Job 7:4  When I lie down I say, ‘When shall I rise?’ But the night is long, and I am full of tossing until dawn.

Psalm 127:2 … for He gives sleep to His beloved.

There are many nights when I identify with Job. I am full of tossing until dawn. I tell myself that ‘Jesus loves me this I know’, but despite the reassuring words of Solomon in his Psalm, I do not immediately receive the gift of sleep. I recite the 23rd Psalm, the Lord’s Prayer and other beloved verses from scripture, and even the little prayer my mother taught her small daughter, ‘Now I lay me down to sleep, I pray the Lord my soul to keep, If I should die before I wake, I pray the Lord my soul to take’. I was never frightened by this prayer because I knew that awake or asleep, God cared for me. And I usually fell asleep immediately. But now, no longer a child, not even young or middle aged, I’m wide awake. I name the States in alphabetical order, the Presidents in my lifetime, going back to Hoover, the countries I’ve visited. I picture myself, with Frank, walking on favorite beaches. I name hymns in alphabetical order. There is no end to the mind games I play courting sleep. Sometimes they work, often not. And it seems to be a greater problem when the moon is full. (Don’t talk to me about werewolves or loonies!)

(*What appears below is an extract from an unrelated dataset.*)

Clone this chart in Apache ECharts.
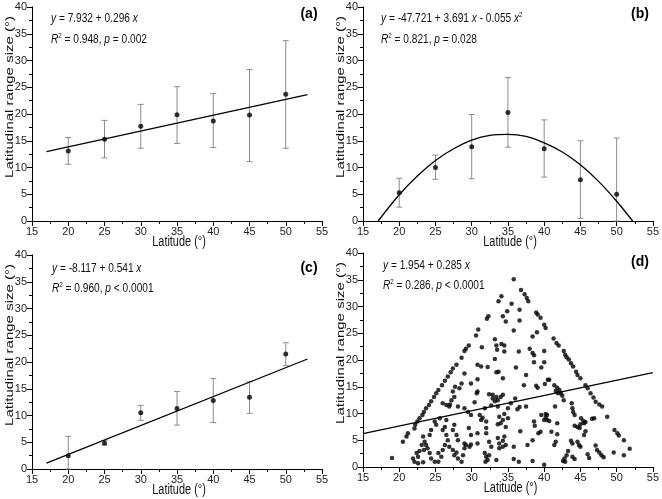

I keep books on my bedside table. I’m reading, ‘Voices from the Trail of Tears’. Stories about treatment (mistreatment) of the Cherokee bring tears. Lately I’ve been reading poetry from ‘101 Famous Poems’. Poems I’ve heard and read for as far back as I can remember. I remember hearing Daddy read or recite many when I was a child. And in his final years, I read them to him He would often say the words as I read. Longfellow’s ‘Psalm of Life’ was a favorite, as was Tennyson’s ‘Crossing the Bar’. And he sometimes expressed the wish ‘to live in a house by the side of the road and be a friend to man’. So many of his favorites, and mine, in this little book. I can hear the thundering of horses’ hooves as I read ‘The Midnight ride of Paul Revere’. I see the shores of ‘Gitche Gumee by the shining-big-sea-water’of Hiawatha’s Childhood. I see the ‘daffodils on a thousand hills’, and lament the fate of ‘my Captain’. Words of Thomas Gray’s ‘Elegy Written in a Country Church-Yard’ have beauty and meaning I did not see or appreciate when I was in my teens. This is true of so many of the poems that were required reading during school days.

Last night (actually about 2:00 am today) I discovered ‘Thanatopsis by William Cullen

Bryant, 1794-1878. I don’t remember ever reading this poem or hearing of this poet. (You may know it. If not, you can find it on Google.) I found it amazing and profound. It’s quite long and I quote just snippets. ‘….Yet a few days and thee….the sun no more shall see, …yet not to thine eternal resting place shalt thou retire alone…Thou shalt lie down with patriarchs…kings…the powerful… the wise…the good…seers from ages past. All in one mighty sepulcher. And millions since first the flight of years began, have laid down in their last sleep…all shall come and make their bed with thee.’  There’s a lot more to it than this, but the message I got was that the ‘sweet babe and the gray-haired man shall one day be gathered to thy side’.I accept this and believe that we are dust and that to dust we shall return. But I had not thought about sharing my space in the dust with patriarchs, kings and so on. But I believe in the resurrection of the body. Yet, my human imagination cannot fathom all the graves, from all times and in all places, and the depth of the seas and deep crevasses and dense forests giving up their dead. I’m glad I’m not in charge of all that.  Now I’ll worry about how on earth I’ll remember all those names. Sure gets complicated. It’s enough to keep a body awake!